The base case economics for the project includes: undiscounted cash flow of US$220 million; an internal rate of return (IRR) of 21.6% over a 12-year mine life; a net present value (at a 5% discount) of US$118.3 million.

The figures are based on base case metals prices of: US$320 per oz. of gold, US$5 per oz. silver, US90 per lb. copper, and US45 per lb. zinc.

Manhattan says the project is most sensitive to changes in the price of copper, followed by capital costs, gold price and operating costs. The project is relatively insensitive to fluctuations in silver and zinc prices.

The base case assumes a partial debt financing with Peruvian state-owned Centromin. That deal calls for Tambo Grande’s operating company, in which Manhattan has a 75% stake, to use a debt-to-equity ratio of 60:40. The after-tax economics also assume a tax stability agreement with government; the agreement remains to be negotiated. The Peruvian value added tax is excluded from the economics, as it is recoverable during operations.

As proposed, mining will begin with the TG-1 oxide gold-silver deposit and end with the underlying sulphide reserve. The first phase is now expected to cost US$180 million to complete, and the second, US$145 million.

On average, 7,500 tonnes of material will be sent to the mill daily in the first two years — 10,000 tonnes in the third year and 20,000 tonnes in the fourth, when the grinding line from the gold-silver circuit is converted.

Annual production from the oxide deposit, which will be depleted in 3.5 years, is forecast at 260,000 oz. gold and 3.2 million oz. silver. The base metal operation lasts nine years.
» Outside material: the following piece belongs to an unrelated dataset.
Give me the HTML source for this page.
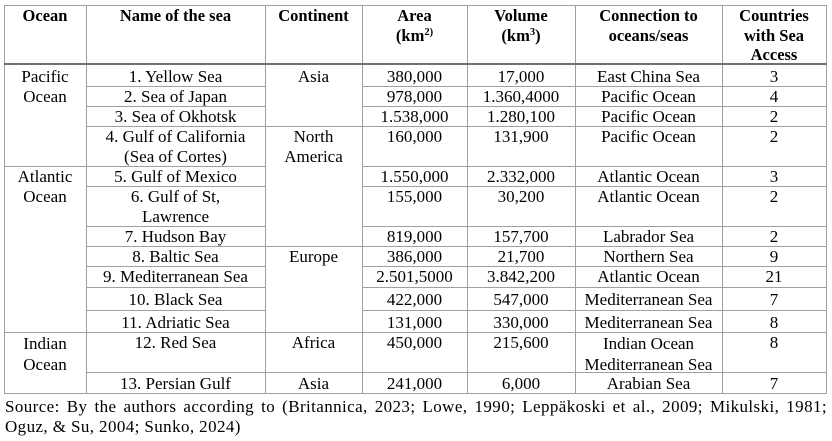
<!DOCTYPE html>
<html>
<head>
<meta charset="utf-8">
<style>
  html,body{margin:0;padding:0;background:#fff;}
  #w{position:relative;width:832px;height:441px;overflow:hidden;background:#fff;
     font-family:"Liberation Serif","Times New Roman",serif;font-size:17px;color:#000;}
  .h{position:absolute;height:1px;background:#a0a0a0;}
  .v{position:absolute;width:1px;background:#a0a0a0;}
  .t{position:absolute;text-align:center;line-height:20px;white-space:nowrap;}
  .b{font-weight:bold;line-height:19.5px;font-size:16.5px;}
  sup{font-size:10.5px;line-height:0;vertical-align:baseline;position:relative;top:-6px;}
  .src{position:absolute;left:5px;width:822px;line-height:20px;letter-spacing:0.4px;}
  .src .l1{display:block;text-align:justify;text-align-last:justify;}
</style>
</head>
<body>
<div id="w">
  <!-- vertical lines -->
  <div class="v" style="left:4px;top:5px;height:389px;"></div>
  <div class="v" style="left:86px;top:5px;height:389px;"></div>
  <div class="v" style="left:265px;top:5px;height:389px;"></div>
  <div class="v" style="left:362px;top:5px;height:389px;"></div>
  <div class="v" style="left:467px;top:5px;height:389px;"></div>
  <div class="v" style="left:575px;top:5px;height:389px;"></div>
  <div class="v" style="left:722px;top:5px;height:389px;"></div>
  <div class="v" style="left:826px;top:5px;height:389px;"></div>

  <!-- horizontal lines -->
  <div class="h" style="left:4px;top:5px;width:823px;"></div>
  <div class="h" style="left:4px;top:63px;width:823px;height:2px;background:#707070;"></div>

  <div class="h" style="left:86px;top:86px;width:179px;"></div>
  <div class="h" style="left:362px;top:86px;width:465px;"></div>
  <div class="h" style="left:86px;top:106px;width:179px;"></div>
  <div class="h" style="left:362px;top:106px;width:465px;"></div>
  <div class="h" style="left:86px;top:126px;width:741px;"></div>
  <div class="h" style="left:4px;top:166px;width:261px;"></div>
  <div class="h" style="left:362px;top:166px;width:465px;"></div>
  <div class="h" style="left:86px;top:186px;width:179px;"></div>
  <div class="h" style="left:362px;top:186px;width:465px;"></div>
  <div class="h" style="left:86px;top:226px;width:179px;"></div>
  <div class="h" style="left:362px;top:226px;width:465px;"></div>
  <div class="h" style="left:86px;top:246px;width:741px;"></div>
  <div class="h" style="left:86px;top:266px;width:179px;"></div>
  <div class="h" style="left:362px;top:266px;width:465px;"></div>
  <div class="h" style="left:86px;top:287px;width:179px;"></div>
  <div class="h" style="left:362px;top:287px;width:465px;"></div>
  <div class="h" style="left:86px;top:310px;width:179px;"></div>
  <div class="h" style="left:362px;top:310px;width:465px;"></div>
  <div class="h" style="left:4px;top:332px;width:823px;"></div>
  <div class="h" style="left:86px;top:372px;width:741px;"></div>
  <div class="h" style="left:4px;top:393px;width:823px;"></div>

  <!-- header -->
  <div class="t b" style="left:4px;width:82px;top:6px;">Ocean</div>
  <div class="t b" style="left:86px;width:179px;top:6px;">Name of the sea</div>
  <div class="t b" style="left:265px;width:97px;top:6px;">Continent</div>
  <div class="t b" style="left:362px;width:105px;top:6px;">Area<br>(km<sup>2)</sup></div>
  <div class="t b" style="left:467px;width:108px;top:6px;">Volume<br>(km<sup>3</sup>)</div>
  <div class="t b" style="left:575px;width:147px;top:6px;">Connection to<br>oceans/seas</div>
  <div class="t b" style="left:722px;width:104px;top:6px;">Countries<br>with Sea<br>Access</div>

  <!-- ocean column -->
  <div class="t" style="left:4px;width:82px;top:67px;">Pacific<br>Ocean</div>
  <div class="t" style="left:4px;width:82px;top:167px;">Atlantic<br>Ocean</div>
  <div class="t" style="left:4px;width:82px;top:333px;line-height:21px;">Indian<br>Ocean</div>

  <!-- continent column -->
  <div class="t" style="left:265px;width:97px;top:67px;">Asia</div>
  <div class="t" style="left:265px;width:97px;top:127px;">North<br>America</div>
  <div class="t" style="left:265px;width:97px;top:247px;">Europe</div>
  <div class="t" style="left:265px;width:97px;top:333px;">Africa</div>
  <div class="t" style="left:265px;width:97px;top:374px;">Asia</div>

  <!-- name column -->
  <div class="t" style="left:86px;width:179px;top:67px;">1. Yellow Sea</div>
  <div class="t" style="left:86px;width:179px;top:87px;">2. Sea of Japan</div>
  <div class="t" style="left:86px;width:179px;top:107px;">3. Sea of Okhotsk</div>
  <div class="t" style="left:86px;width:179px;top:127px;">4. Gulf of California<br>(Sea of Cortes)</div>
  <div class="t" style="left:86px;width:179px;top:167px;">5. Gulf of Mexico</div>
  <div class="t" style="left:86px;width:179px;top:187px;">6. Gulf of St,<br>Lawrence</div>
  <div class="t" style="left:86px;width:179px;top:227px;">7. Hudson Bay</div>
  <div class="t" style="left:86px;width:179px;top:247px;">8. Baltic Sea</div>
  <div class="t" style="left:86px;width:179px;top:267px;">9. Mediterranean Sea</div>
  <div class="t" style="left:86px;width:179px;top:290px;">10. Black Sea</div>
  <div class="t" style="left:86px;width:179px;top:313px;">11. Adriatic Sea</div>
  <div class="t" style="left:86px;width:179px;top:333px;">12. Red Sea</div>
  <div class="t" style="left:86px;width:179px;top:374px;">13. Persian Gulf</div>

  <!-- area column -->
  <div class="t" style="left:362px;width:105px;top:67px;">380,000</div>
  <div class="t" style="left:362px;width:105px;top:87px;">978,000</div>
  <div class="t" style="left:362px;width:105px;top:107px;">1.538,000</div>
  <div class="t" style="left:362px;width:105px;top:127px;">160,000</div>
  <div class="t" style="left:362px;width:105px;top:167px;">1.550,000</div>
  <div class="t" style="left:362px;width:105px;top:187px;">155,000</div>
  <div class="t" style="left:362px;width:105px;top:227px;">819,000</div>
  <div class="t" style="left:362px;width:105px;top:247px;">386,000</div>
  <div class="t" style="left:362px;width:105px;top:267px;">2.501,5000</div>
  <div class="t" style="left:362px;width:105px;top:290px;">422,000</div>
  <div class="t" style="left:362px;width:105px;top:313px;">131,000</div>
  <div class="t" style="left:362px;width:105px;top:333px;">450,000</div>
  <div class="t" style="left:362px;width:105px;top:374px;">241,000</div>

  <!-- volume column -->
  <div class="t" style="left:467px;width:108px;top:67px;">17,000</div>
  <div class="t" style="left:467px;width:108px;top:87px;">1.360,4000</div>
  <div class="t" style="left:467px;width:108px;top:107px;">1.280,100</div>
  <div class="t" style="left:467px;width:108px;top:127px;">131,900</div>
  <div class="t" style="left:467px;width:108px;top:167px;">2.332,000</div>
  <div class="t" style="left:467px;width:108px;top:187px;">30,200</div>
  <div class="t" style="left:467px;width:108px;top:227px;">157,700</div>
  <div class="t" style="left:467px;width:108px;top:247px;">21,700</div>
  <div class="t" style="left:467px;width:108px;top:267px;">3.842,200</div>
  <div class="t" style="left:467px;width:108px;top:290px;">547,000</div>
  <div class="t" style="left:467px;width:108px;top:313px;">330,000</div>
  <div class="t" style="left:467px;width:108px;top:333px;">215,600</div>
  <div class="t" style="left:467px;width:108px;top:374px;">6,000</div>

  <!-- connection column -->
  <div class="t" style="left:575px;width:147px;top:67px;">East China Sea</div>
  <div class="t" style="left:575px;width:147px;top:87px;">Pacific Ocean</div>
  <div class="t" style="left:575px;width:147px;top:107px;">Pacific Ocean</div>
  <div class="t" style="left:575px;width:147px;top:127px;">Pacific Ocean</div>
  <div class="t" style="left:575px;width:147px;top:167px;">Atlantic Ocean</div>
  <div class="t" style="left:575px;width:147px;top:187px;">Atlantic Ocean</div>
  <div class="t" style="left:575px;width:147px;top:227px;">Labrador Sea</div>
  <div class="t" style="left:575px;width:147px;top:247px;">Northern Sea</div>
  <div class="t" style="left:575px;width:147px;top:267px;">Atlantic Ocean</div>
  <div class="t" style="left:575px;width:147px;top:290px;">Mediterranean Sea</div>
  <div class="t" style="left:575px;width:147px;top:313px;">Mediterranean Sea</div>
  <div class="t" style="left:575px;width:147px;top:333px;line-height:21px;">Indian Ocean<br>Mediterranean Sea</div>
  <div class="t" style="left:575px;width:147px;top:374px;">Arabian Sea</div>

  <!-- countries column -->
  <div class="t" style="left:722px;width:104px;top:67px;">3</div>
  <div class="t" style="left:722px;width:104px;top:87px;">4</div>
  <div class="t" style="left:722px;width:104px;top:107px;">2</div>
  <div class="t" style="left:722px;width:104px;top:127px;">2</div>
  <div class="t" style="left:722px;width:104px;top:167px;">3</div>
  <div class="t" style="left:722px;width:104px;top:187px;">2</div>
  <div class="t" style="left:722px;width:104px;top:227px;">2</div>
  <div class="t" style="left:722px;width:104px;top:247px;">9</div>
  <div class="t" style="left:722px;width:104px;top:267px;">21</div>
  <div class="t" style="left:722px;width:104px;top:290px;">7</div>
  <div class="t" style="left:722px;width:104px;top:313px;">8</div>
  <div class="t" style="left:722px;width:104px;top:333px;">8</div>
  <div class="t" style="left:722px;width:104px;top:374px;">7</div>

  <!-- source -->
  <div class="src" style="top:397px;">
    <span class="l1">Source: By the authors according to (Britannica, 2023; Lowe, 1990; Leppäkoski et al., 2009; Mikulski, 1981;</span>
    <span>Oguz, &amp; Su, 2004; Sunko, 2024)</span>
  </div>
</div>
</body>
</html>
Manhattan believes the project’s economics may be improved by: additional test work to boost copper recovery; optimizing the gold-silver process plant’s design; and by expanding the TG-3 mineral resource.

Manhattan can earn a 75% stake in Tambo Grande, which consists of 10 concessions measuring 100 sq. km. The company has until May 2003 to complete the feasibility study and secure development financing.

Probable reserves in the oxide portion of the TG-1 desposit total 8.2 million tonnes grading 3.34 grams gold and 58.7 grams silver per tonne. The sulphide portion has probable reserves of 57.8 million tonnes running 1.5% copper and 0.9% zinc, plus 0.5 gram gold and 25 grams silver per tonne.